■ Source material ■
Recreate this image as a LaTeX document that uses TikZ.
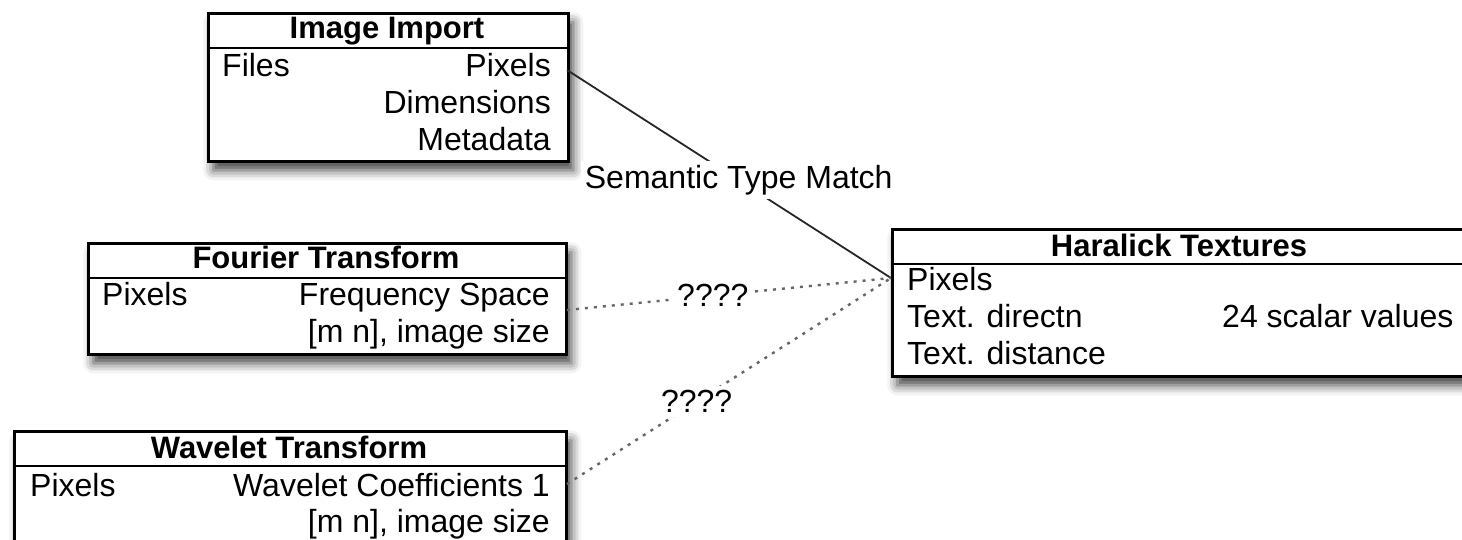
\documentclass[tikz,border=0pt]{standalone}
\usepackage{fontspec}
\setmainfont{Liberation Sans}
\usetikzlibrary{shadows.blur}
\begin{document}
\begin{tikzpicture}[x=1pt,y=-1pt,
  box/.style={draw=black,line width=2.6pt,fill=white,anchor=north west,inner sep=0pt,
    blur shadow={shadow xshift=5pt,shadow yshift=-9pt,shadow blur radius=10pt,shadow opacity=75}},
  divider/.style={line width=2.6pt},
  txt/.style={inner sep=0pt,text=black,font=\fontsize{32}{38}\selectfont},
  ttl/.style={txt,font=\fontsize{31}{37}\selectfont\bfseries,anchor=base},
  lft/.style={txt,anchor=base west},
  rgt/.style={txt,anchor=base east},
  solidlink/.style={line width=1.8pt,black!85},
  dotlink/.style={line width=2.4pt,black!60,dash pattern=on 3pt off 6pt},
  lbl/.style={txt,fill=white,inner sep=4pt}]
\useasboundingbox (0,0) rectangle (1462,539);
\clip (0,0) rectangle (1462,539);

% Image Import
\node[box,minimum width=360pt,minimum height=148pt] (imp) at (207,12) {};
\draw[divider] (207,48) -- (567,48);
\node[ttl] (impT) at (387,38) {Image Import};
\node[lft] (impF) at (222,76) {Files};
\node[rgt] (impP) at (551,76) {Pixels};
\node[rgt] (impD) at (551,113) {Dimensions};
\node[rgt] (impM) at (551,150) {Metadata};

% Fourier Transform
\node[box,minimum width=478pt,minimum height=111pt] (fou) at (87,242) {};
\draw[divider] (87,278) -- (565,278);
\node[ttl] (fouT) at (326,268) {Fourier Transform};
\node[lft] (fouP) at (102,305) {Pixels};
\node[rgt] (fouF) at (550,305) {Frequency Space};
\node[rgt] (fouS) at (550,342) {[m n], image size};

% Wavelet Transform
\node[box,minimum width=552pt,minimum height=140pt] (wav) at (13,430) {};
\draw[divider] (13,466) -- (565,466);
\node[ttl] (wavT) at (289,458) {Wavelet Transform};
\node[lft] (wavP) at (30,496) {Pixels};
\node[rgt] (wavC) at (550,496) {Wavelet Coefficients 1};
\node[rgt] (wavS) at (550,532) {[m n], image size};

% Haralick Textures
\node[box,minimum width=576pt,minimum height=147pt] (har) at (891,228) {};
\draw[divider] (891,264) -- (1467,264);
\node[ttl] (harT) at (1179,256) {Haralick Textures};
\node[lft] (harP) at (907,290) {Pixels};
\node[lft] (harD) at (907,327) {Text. directn};
\node[lft] (harS) at (907,364) {Text. distance};
\node[lft] (harV) at (1222,327) {24 scalar values};

% connector end points
\coordinate (impOut) at (567,70);
\coordinate (fouOut) at (567,310);
\coordinate (wavOut) at (567,484);
\coordinate (harIn) at (891,278);

\draw[solidlink] (impOut) -- node[lbl,pos=0.53] (semL) {Semantic Type Match} (harIn);
\draw[dotlink] (fouOut) -- node[lbl,pos=0.45] (q1) {????} (harIn);
\draw[dotlink] (wavOut) -- node[lbl,pos=0.4] (q2) {????} (harIn);
\end{tikzpicture}
\end{document}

■ What is needed ■
Repeat the data exactly in full, omitting its pictures.

■ Written solution ■
Recreate this image as a LaTeX document that uses TikZ.
\documentclass[tikz,border=0pt]{standalone}
\usepackage{fontspec}
\setmainfont{Liberation Sans}
\usetikzlibrary{shadows.blur}
\begin{document}
\begin{tikzpicture}[x=1pt,y=-1pt,
  box/.style={draw=black,line width=2.6pt,fill=white,anchor=north west,inner sep=0pt,
    blur shadow={shadow xshift=5pt,shadow yshift=-9pt,shadow blur radius=10pt,shadow opacity=75}},
  divider/.style={line width=2.6pt},
  txt/.style={inner sep=0pt,text=black,font=\fontsize{32}{38}\selectfont},
  ttl/.style={txt,font=\fontsize{31}{37}\selectfont\bfseries,anchor=base},
  lft/.style={txt,anchor=base west},
  rgt/.style={txt,anchor=base east},
  solidlink/.style={line width=1.8pt,black!85},
  dotlink/.style={line width=2.4pt,black!60,dash pattern=on 3pt off 6pt},
  lbl/.style={txt,fill=white,inner sep=4pt}]
\useasboundingbox (0,0) rectangle (1462,539);
\clip (0,0) rectangle (1462,539);

% Image Import
\node[box,minimum width=360pt,minimum height=148pt] (imp) at (207,12) {};
\draw[divider] (207,48) -- (567,48);
\node[ttl] (impT) at (387,38) {Image Import};
\node[lft] (impF) at (222,76) {Files};
\node[rgt] (impP) at (551,76) {Pixels};
\node[rgt] (impD) at (551,113) {Dimensions};
\node[rgt] (impM) at (551,150) {Metadata};

% Fourier Transform
\node[box,minimum width=478pt,minimum height=111pt] (fou) at (87,242) {};
\draw[divider] (87,278) -- (565,278);
\node[ttl] (fouT) at (326,268) {Fourier Transform};
\node[lft] (fouP) at (102,305) {Pixels};
\node[rgt] (fouF) at (550,305) {Frequency Space};
\node[rgt] (fouS) at (550,342) {[m n], image size};

% Wavelet Transform
\node[box,minimum width=552pt,minimum height=140pt] (wav) at (13,430) {};
\draw[divider] (13,466) -- (565,466);
\node[ttl] (wavT) at (289,458) {Wavelet Transform};
\node[lft] (wavP) at (30,496) {Pixels};
\node[rgt] (wavC) at (550,496) {Wavelet Coefficients 1};
\node[rgt] (wavS) at (550,532) {[m n], image size};

% Haralick Textures
\node[box,minimum width=576pt,minimum height=147pt] (har) at (891,228) {};
\draw[divider] (891,264) -- (1467,264);
\node[ttl] (harT) at (1179,256) {Haralick Textures};
\node[lft] (harP) at (907,290) {Pixels};
\node[lft] (harD) at (907,327) {Text. directn};
\node[lft] (harS) at (907,364) {Text. distance};
\node[lft] (harV) at (1222,327) {24 scalar values};

% connector end points
\coordinate (impOut) at (567,70);
\coordinate (fouOut) at (567,310);
\coordinate (wavOut) at (567,484);
\coordinate (harIn) at (891,278);

\draw[solidlink] (impOut) -- node[lbl,pos=0.53] (semL) {Semantic Type Match} (harIn);
\draw[dotlink] (fouOut) -- node[lbl,pos=0.45] (q1) {????} (harIn);
\draw[dotlink] (wavOut) -- node[lbl,pos=0.4] (q2) {????} (harIn);
\end{tikzpicture}
\end{document}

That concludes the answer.